== Data block ==
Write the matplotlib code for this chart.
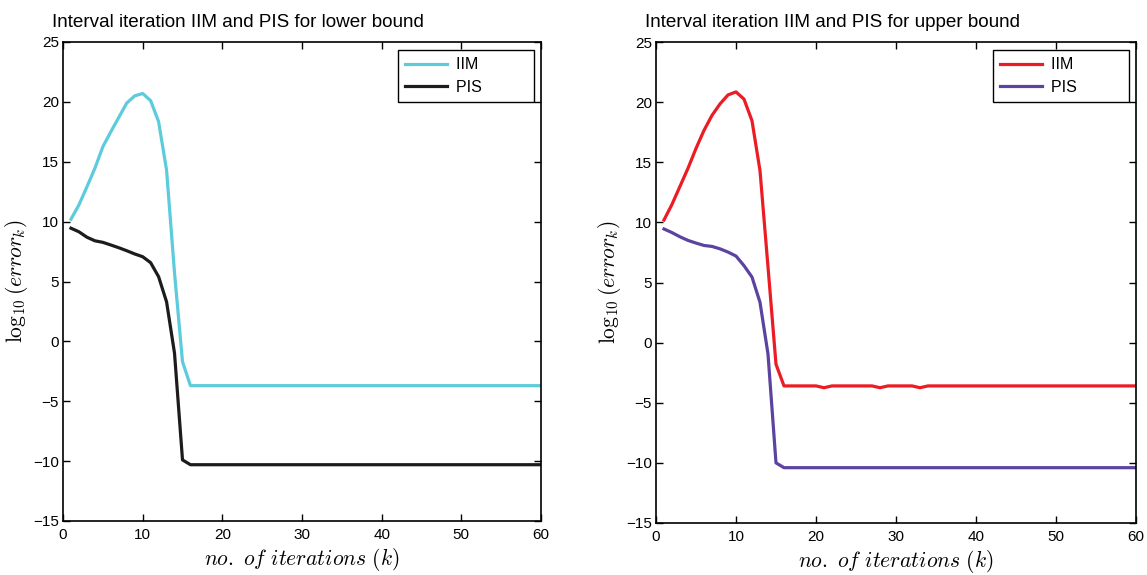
import numpy as np
import matplotlib
matplotlib.use("Agg")
import matplotlib.pyplot as plt

plt.rcParams['font.family'] = ['Liberation Sans', 'DejaVu Sans']
plt.rcParams['mathtext.fontset'] = 'cm'

k = np.arange(1, 61)

# lower bound
iim_lower_head = [10.2, 11.4, 12.9, 14.45, 16.25, 17.5, 18.7, 19.9, 20.5, 20.7,
                  20.1, 18.35, 14.3, 5.7, -1.7, -3.7]
pis_lower_head = [9.45, 9.15, 8.7, 8.4, 8.27, 8.05, 7.82, 7.57, 7.3, 7.07,
                  6.57, 5.4, 3.3, -1.0, -9.9, -10.3]
iim_lower = iim_lower_head + [-3.7] * (60 - 16)
pis_lower = pis_lower_head + [-10.3] * (60 - 16)

# upper bound
iim_upper_head = [10.2, 11.5, 13.0, 14.5, 16.15, 17.65, 18.9, 19.85, 20.6, 20.85,
                  20.25, 18.45, 14.3, 6.3, -1.8, -3.6]
pis_upper_head = [9.45, 9.15, 8.8, 8.5, 8.28, 8.08, 8.0, 7.8, 7.53, 7.2,
                  6.4, 5.45, 3.35, -0.95, -10.0, -10.4]
iim_upper = iim_upper_head + [-3.6] * (60 - 16)
iim_upper[20] = -3.75   # k=21
iim_upper[27] = -3.75   # k=28
iim_upper[32] = -3.75   # k=33
pis_upper = pis_upper_head + [-10.4] * (60 - 16)

titles = ["Interval iteration IIM and PIS for lower bound",
          "Interval iteration IIM and PIS for upper bound"]
xticks = [0, 10, 20, 30, 40, 50, 60]
yticks = [-15, -10, -5, 0, 5, 10, 15, 20, 25]

fig = plt.figure(figsize=(11.47, 5.75), dpi=100)
ax1 = fig.add_axes([63/1147, 1 - 521/575, (541-63)/1147, (521-42)/575])
ax2 = fig.add_axes([656/1147, 1 - 523/575, (1136-656)/1147, (523-42)/575])

series = [
    (ax1, iim_lower, pis_lower, '#5ccbdb', '#1c1c1c', titles[0], 52),
    (ax2, iim_upper, pis_upper, '#ec1c24', '#5c43a0', titles[1], 645),
]

for ax, iim, pis, c1, c2, title, tx in series:
    ax.plot(k, iim, color=c1, lw=2.3, label='IIM' + '\u2007' * 5)
    ax.plot(k, pis, color=c2, lw=2.3, label='PIS' + '\u2007' * 5)
    ax.set_xlim(0, 60)
    ax.set_ylim(-15, 25)
    ax.set_xticks(xticks)
    ax.set_yticks(yticks)
    ax.tick_params(direction='in', top=True, right=True, length=5,
                   labelsize=11, width=1)
    ax.tick_params(axis='x', pad=5)
    ax.tick_params(axis='y', pad=3)
    for s in ax.spines.values():
        s.set_linewidth(1.2)
    ax.set_xlabel(r'$no.\ of\ iterations\ (k)$', fontsize=15.5, labelpad=3)
    ax.set_ylabel(r'$\log_{10}(error_k)$', fontsize=15.5, labelpad=2)
    leg = ax.legend(loc='upper right', fontsize=11.5, fancybox=False,
                    framealpha=1, edgecolor='black', handlelength=2.6,
                    labelspacing=0.45, borderpad=0.45, handletextpad=0.6,
                    bbox_to_anchor=(0.985, 0.983), borderaxespad=0)
    leg.get_frame().set_linewidth(1.0)
    fig.text(tx/1147, 1 - 27/575, title, fontsize=13.6, va='baseline', ha='left')

fig.savefig("out.png", dpi=100)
===
_Exercise brief_.
Omit every picture while copying the listing above exactly.

_Result of the task_.
Write the matplotlib code for this chart.
import numpy as np
import matplotlib
matplotlib.use("Agg")
import matplotlib.pyplot as plt

plt.rcParams['font.family'] = ['Liberation Sans', 'DejaVu Sans']
plt.rcParams['mathtext.fontset'] = 'cm'

k = np.arange(1, 61)

# lower bound
iim_lower_head = [10.2, 11.4, 12.9, 14.45, 16.25, 17.5, 18.7, 19.9, 20.5, 20.7,
                  20.1, 18.35, 14.3, 5.7, -1.7, -3.7]
pis_lower_head = [9.45, 9.15, 8.7, 8.4, 8.27, 8.05, 7.82, 7.57, 7.3, 7.07,
                  6.57, 5.4, 3.3, -1.0, -9.9, -10.3]
iim_lower = iim_lower_head + [-3.7] * (60 - 16)
pis_lower = pis_lower_head + [-10.3] * (60 - 16)

# upper bound
iim_upper_head = [10.2, 11.5, 13.0, 14.5, 16.15, 17.65, 18.9, 19.85, 20.6, 20.85,
                  20.25, 18.45, 14.3, 6.3, -1.8, -3.6]
pis_upper_head = [9.45, 9.15, 8.8, 8.5, 8.28, 8.08, 8.0, 7.8, 7.53, 7.2,
                  6.4, 5.45, 3.35, -0.95, -10.0, -10.4]
iim_upper = iim_upper_head + [-3.6] * (60 - 16)
iim_upper[20] = -3.75   # k=21
iim_upper[27] = -3.75   # k=28
iim_upper[32] = -3.75   # k=33
pis_upper = pis_upper_head + [-10.4] * (60 - 16)

titles = ["Interval iteration IIM and PIS for lower bound",
          "Interval iteration IIM and PIS for upper bound"]
xticks = [0, 10, 20, 30, 40, 50, 60]
yticks = [-15, -10, -5, 0, 5, 10, 15, 20, 25]

fig = plt.figure(figsize=(11.47, 5.75), dpi=100)
ax1 = fig.add_axes([63/1147, 1 - 521/575, (541-63)/1147, (521-42)/575])
ax2 = fig.add_axes([656/1147, 1 - 523/575, (1136-656)/1147, (523-42)/575])

series = [
    (ax1, iim_lower, pis_lower, '#5ccbdb', '#1c1c1c', titles[0], 52),
    (ax2, iim_upper, pis_upper, '#ec1c24', '#5c43a0', titles[1], 645),
]

for ax, iim, pis, c1, c2, title, tx in series:
    ax.plot(k, iim, color=c1, lw=2.3, label='IIM' + '\u2007' * 5)
    ax.plot(k, pis, color=c2, lw=2.3, label='PIS' + '\u2007' * 5)
    ax.set_xlim(0, 60)
    ax.set_ylim(-15, 25)
    ax.set_xticks(xticks)
    ax.set_yticks(yticks)
    ax.tick_params(direction='in', top=True, right=True, length=5,
                   labelsize=11, width=1)
    ax.tick_params(axis='x', pad=5)
    ax.tick_params(axis='y', pad=3)
    for s in ax.spines.values():
        s.set_linewidth(1.2)
    ax.set_xlabel(r'$no.\ of\ iterations\ (k)$', fontsize=15.5, labelpad=3)
    ax.set_ylabel(r'$\log_{10}(error_k)$', fontsize=15.5, labelpad=2)
    leg = ax.legend(loc='upper right', fontsize=11.5, fancybox=False,
                    framealpha=1, edgecolor='black', handlelength=2.6,
                    labelspacing=0.45, borderpad=0.45, handletextpad=0.6,
                    bbox_to_anchor=(0.985, 0.983), borderaxespad=0)
    leg.get_frame().set_linewidth(1.0)
    fig.text(tx/1147, 1 - 27/575, title, fontsize=13.6, va='baseline', ha='left')

fig.savefig("out.png", dpi=100)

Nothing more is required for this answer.